- _Records for the task_
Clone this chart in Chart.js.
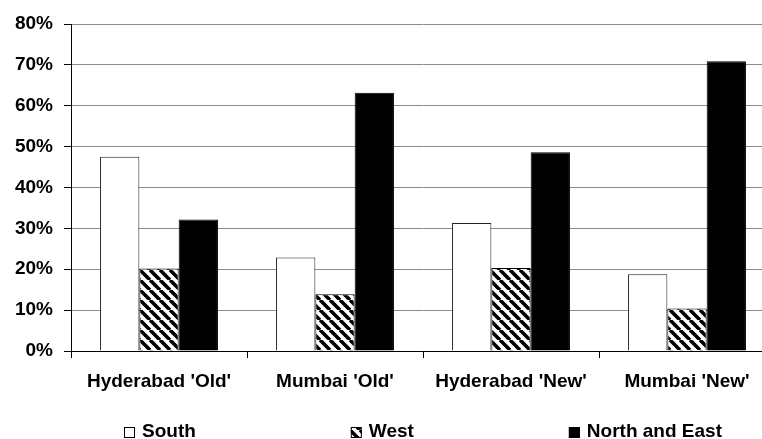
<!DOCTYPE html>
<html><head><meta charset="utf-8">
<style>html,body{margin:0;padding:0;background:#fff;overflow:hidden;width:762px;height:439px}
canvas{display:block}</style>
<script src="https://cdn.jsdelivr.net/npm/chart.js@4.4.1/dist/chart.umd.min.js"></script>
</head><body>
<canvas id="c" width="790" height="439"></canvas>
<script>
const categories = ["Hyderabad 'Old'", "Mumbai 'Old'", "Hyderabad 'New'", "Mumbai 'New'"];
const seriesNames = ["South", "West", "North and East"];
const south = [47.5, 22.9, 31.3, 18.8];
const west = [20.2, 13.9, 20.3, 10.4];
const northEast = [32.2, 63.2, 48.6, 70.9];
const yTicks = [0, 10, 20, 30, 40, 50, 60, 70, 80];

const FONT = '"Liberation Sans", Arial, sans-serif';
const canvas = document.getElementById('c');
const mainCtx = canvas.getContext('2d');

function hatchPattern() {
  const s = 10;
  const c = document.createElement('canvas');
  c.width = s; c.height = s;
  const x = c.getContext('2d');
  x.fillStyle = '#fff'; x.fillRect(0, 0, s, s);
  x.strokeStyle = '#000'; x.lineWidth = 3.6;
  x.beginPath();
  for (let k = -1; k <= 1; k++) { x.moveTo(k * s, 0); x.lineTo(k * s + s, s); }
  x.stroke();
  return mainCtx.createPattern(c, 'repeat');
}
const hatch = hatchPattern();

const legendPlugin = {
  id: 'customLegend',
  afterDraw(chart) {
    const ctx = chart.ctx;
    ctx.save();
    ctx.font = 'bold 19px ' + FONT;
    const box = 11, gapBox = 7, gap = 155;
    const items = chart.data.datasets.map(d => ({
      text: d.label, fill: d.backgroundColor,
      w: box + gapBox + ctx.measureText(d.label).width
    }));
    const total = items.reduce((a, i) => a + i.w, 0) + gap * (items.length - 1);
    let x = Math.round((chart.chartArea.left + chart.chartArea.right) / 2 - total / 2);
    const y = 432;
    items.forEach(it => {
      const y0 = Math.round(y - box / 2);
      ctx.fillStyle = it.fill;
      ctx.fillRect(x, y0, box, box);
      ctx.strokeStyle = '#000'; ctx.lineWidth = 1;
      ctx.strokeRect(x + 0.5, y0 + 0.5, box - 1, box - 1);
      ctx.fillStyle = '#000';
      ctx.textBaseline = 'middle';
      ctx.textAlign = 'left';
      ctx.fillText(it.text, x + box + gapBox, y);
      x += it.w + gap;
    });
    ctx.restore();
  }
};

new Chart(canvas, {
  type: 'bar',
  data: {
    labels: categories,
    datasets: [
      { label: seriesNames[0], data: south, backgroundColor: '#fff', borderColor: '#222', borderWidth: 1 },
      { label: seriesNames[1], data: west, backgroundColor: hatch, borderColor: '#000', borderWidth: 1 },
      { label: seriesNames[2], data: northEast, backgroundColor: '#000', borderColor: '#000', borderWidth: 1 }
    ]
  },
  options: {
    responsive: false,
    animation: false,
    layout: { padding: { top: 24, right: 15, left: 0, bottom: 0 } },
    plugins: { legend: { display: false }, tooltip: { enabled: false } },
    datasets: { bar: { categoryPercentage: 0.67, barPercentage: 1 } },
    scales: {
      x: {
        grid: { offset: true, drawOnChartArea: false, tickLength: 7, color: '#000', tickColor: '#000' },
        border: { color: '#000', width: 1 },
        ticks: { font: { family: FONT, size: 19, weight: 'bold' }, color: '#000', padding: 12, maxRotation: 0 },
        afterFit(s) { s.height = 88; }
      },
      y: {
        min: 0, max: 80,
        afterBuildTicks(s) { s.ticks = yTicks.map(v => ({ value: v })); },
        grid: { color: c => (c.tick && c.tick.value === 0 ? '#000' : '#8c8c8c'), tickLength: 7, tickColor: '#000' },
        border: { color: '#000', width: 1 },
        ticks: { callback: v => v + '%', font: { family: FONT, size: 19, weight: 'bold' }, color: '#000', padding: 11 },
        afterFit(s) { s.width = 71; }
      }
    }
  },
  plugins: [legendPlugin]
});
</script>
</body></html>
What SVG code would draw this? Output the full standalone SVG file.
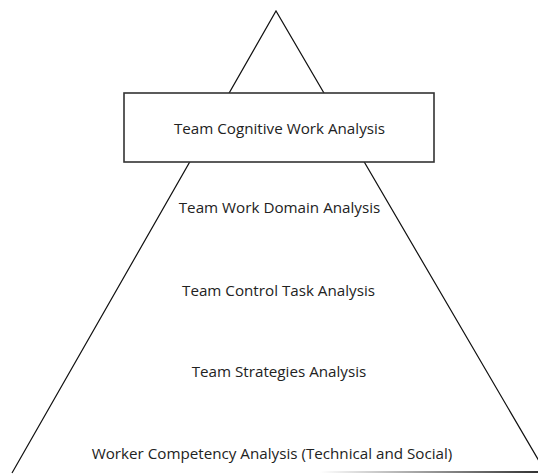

- _Goal_
Reproduce the material in its entirety and word for word, without the pictures.

- _Solved exercise_
Clone this chart in Chart.js.
<!DOCTYPE html>
<html><head><meta charset="utf-8">
<style>html,body{margin:0;padding:0;background:#fff;overflow:hidden;width:762px;height:439px}
canvas{display:block}</style>
<script src="https://cdn.jsdelivr.net/npm/chart.js@4.4.1/dist/chart.umd.min.js"></script>
</head><body>
<canvas id="c" width="790" height="439"></canvas>
<script>
const categories = ["Hyderabad 'Old'", "Mumbai 'Old'", "Hyderabad 'New'", "Mumbai 'New'"];
const seriesNames = ["South", "West", "North and East"];
const south = [47.5, 22.9, 31.3, 18.8];
const west = [20.2, 13.9, 20.3, 10.4];
const northEast = [32.2, 63.2, 48.6, 70.9];
const yTicks = [0, 10, 20, 30, 40, 50, 60, 70, 80];

const FONT = '"Liberation Sans", Arial, sans-serif';
const canvas = document.getElementById('c');
const mainCtx = canvas.getContext('2d');

function hatchPattern() {
  const s = 10;
  const c = document.createElement('canvas');
  c.width = s; c.height = s;
  const x = c.getContext('2d');
  x.fillStyle = '#fff'; x.fillRect(0, 0, s, s);
  x.strokeStyle = '#000'; x.lineWidth = 3.6;
  x.beginPath();
  for (let k = -1; k <= 1; k++) { x.moveTo(k * s, 0); x.lineTo(k * s + s, s); }
  x.stroke();
  return mainCtx.createPattern(c, 'repeat');
}
const hatch = hatchPattern();

const legendPlugin = {
  id: 'customLegend',
  afterDraw(chart) {
    const ctx = chart.ctx;
    ctx.save();
    ctx.font = 'bold 19px ' + FONT;
    const box = 11, gapBox = 7, gap = 155;
    const items = chart.data.datasets.map(d => ({
      text: d.label, fill: d.backgroundColor,
      w: box + gapBox + ctx.measureText(d.label).width
    }));
    const total = items.reduce((a, i) => a + i.w, 0) + gap * (items.length - 1);
    let x = Math.round((chart.chartArea.left + chart.chartArea.right) / 2 - total / 2);
    const y = 432;
    items.forEach(it => {
      const y0 = Math.round(y - box / 2);
      ctx.fillStyle = it.fill;
      ctx.fillRect(x, y0, box, box);
      ctx.strokeStyle = '#000'; ctx.lineWidth = 1;
      ctx.strokeRect(x + 0.5, y0 + 0.5, box - 1, box - 1);
      ctx.fillStyle = '#000';
      ctx.textBaseline = 'middle';
      ctx.textAlign = 'left';
      ctx.fillText(it.text, x + box + gapBox, y);
      x += it.w + gap;
    });
    ctx.restore();
  }
};

new Chart(canvas, {
  type: 'bar',
  data: {
    labels: categories,
    datasets: [
      { label: seriesNames[0], data: south, backgroundColor: '#fff', borderColor: '#222', borderWidth: 1 },
      { label: seriesNames[1], data: west, backgroundColor: hatch, borderColor: '#000', borderWidth: 1 },
      { label: seriesNames[2], data: northEast, backgroundColor: '#000', borderColor: '#000', borderWidth: 1 }
    ]
  },
  options: {
    responsive: false,
    animation: false,
    layout: { padding: { top: 24, right: 15, left: 0, bottom: 0 } },
    plugins: { legend: { display: false }, tooltip: { enabled: false } },
    datasets: { bar: { categoryPercentage: 0.67, barPercentage: 1 } },
    scales: {
      x: {
        grid: { offset: true, drawOnChartArea: false, tickLength: 7, color: '#000', tickColor: '#000' },
        border: { color: '#000', width: 1 },
        ticks: { font: { family: FONT, size: 19, weight: 'bold' }, color: '#000', padding: 12, maxRotation: 0 },
        afterFit(s) { s.height = 88; }
      },
      y: {
        min: 0, max: 80,
        afterBuildTicks(s) { s.ticks = yTicks.map(v => ({ value: v })); },
        grid: { color: c => (c.tick && c.tick.value === 0 ? '#000' : '#8c8c8c'), tickLength: 7, tickColor: '#000' },
        border: { color: '#000', width: 1 },
        ticks: { callback: v => v + '%', font: { family: FONT, size: 19, weight: 'bold' }, color: '#000', padding: 11 },
        afterFit(s) { s.width = 71; }
      }
    }
  },
  plugins: [legendPlugin]
});
</script>
</body></html>
What SVG code would draw this? Output the full standalone SVG file.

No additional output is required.